Ancestry DNA

    The DNA testing aimed at the genealogical information stored in our DNA may help us to shed a light on our lineage and ethnic belonging. The process of the test is very simple; it is just by sending the saliva sample or the swab from the cheek to the lab for the scientists to analysis.  With the high degree of certainty, it can reveal the common ancestry between individuals for up to 5 generations back, and some tests can show your geographic origin going back thousands of years.

     There are three different ancestry DNA tests: autosomal (atDNA), mitochondrial (mtDNA) and Y-chromosomal (Y-DNA).

    Autosomal (atDNA)

    Autosomal test uses the particular sequences of nucleotides, called SNPs and STRs that differ significantly between unrelated individuals but show the degree of similarity among the family members. Each generation shares 50% of those sequences with the previous one, so by determining the exact nucleotide sequence and number of SNPs or STRs scientists can calculate the possible number of generations between the suggested relatives.  Sometimes another approach, based on the nucleotide patterns common in certain geographical locations is employed to pinpoint the geographical origin of a client.

    Mitochondrial (mtDNA)

    Mitochondrial DNA test uses for analysis the DNA stored in the mitochondria (small energy-producing structures inside the cells). This type of DNA gets inherited only from the mother to all of her children unchanged. Thus, mtDNA analysis can give information about the maternal line of ancestry. mtDNA sequences shared by the specific ethnical populations known as haplogroups.  Matching client’s DNA with the database of human haplogroups allows to determine the probability of belonging to the particular ethnicity and geographical area of origin. mtDNA test could identify possible maternal relatives even if their common ancestor lived up to 16 generations ago.

    Y-chromosomal (Y-DNA)

    Y-DNA testing uses Y-chromosome sequence analysis to confirm the paternal lineage. Y-chromosome passes down exclusively from father to son usually unchanged by mutations. Only men can be tested, the most recent common ancestor (MRCA) can be found many generations back. Test results presented in the form of percentiles, which show how likely the two compared DNA share the same MRCA on each generation level.  For example, if there is a perfect match between the two samples, there is a 50% chance that the MRCA was two generation or less ago, 90% chance that it was less than 4 generation ago and 95% possibility that it was fewer than 5 generation back.  Women can obtain information about their paternal ancestry line by submitting the DNA sample of their fathers, brothers, paternal uncles, grandfathers or male cousins.

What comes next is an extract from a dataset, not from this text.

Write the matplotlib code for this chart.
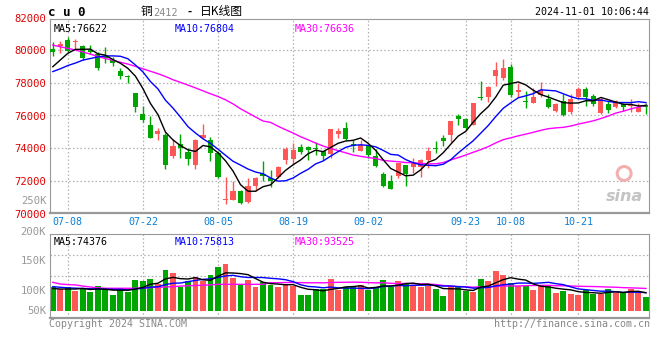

    All of those tests analyse only a small fraction of DNA, which carry the most relevant information about the lineage. For example, about 10 to 60 markers on the Y chromosome are usually tested, but there are more than 100 markers available. This strategy helps to minimise the cost and the time needed to perform the test. However, in order to explore the additional links to various populations and geographical locations, larger number of genetical markers can be studied. It is usually helpful to support the genetical data with the traditional genealogical research.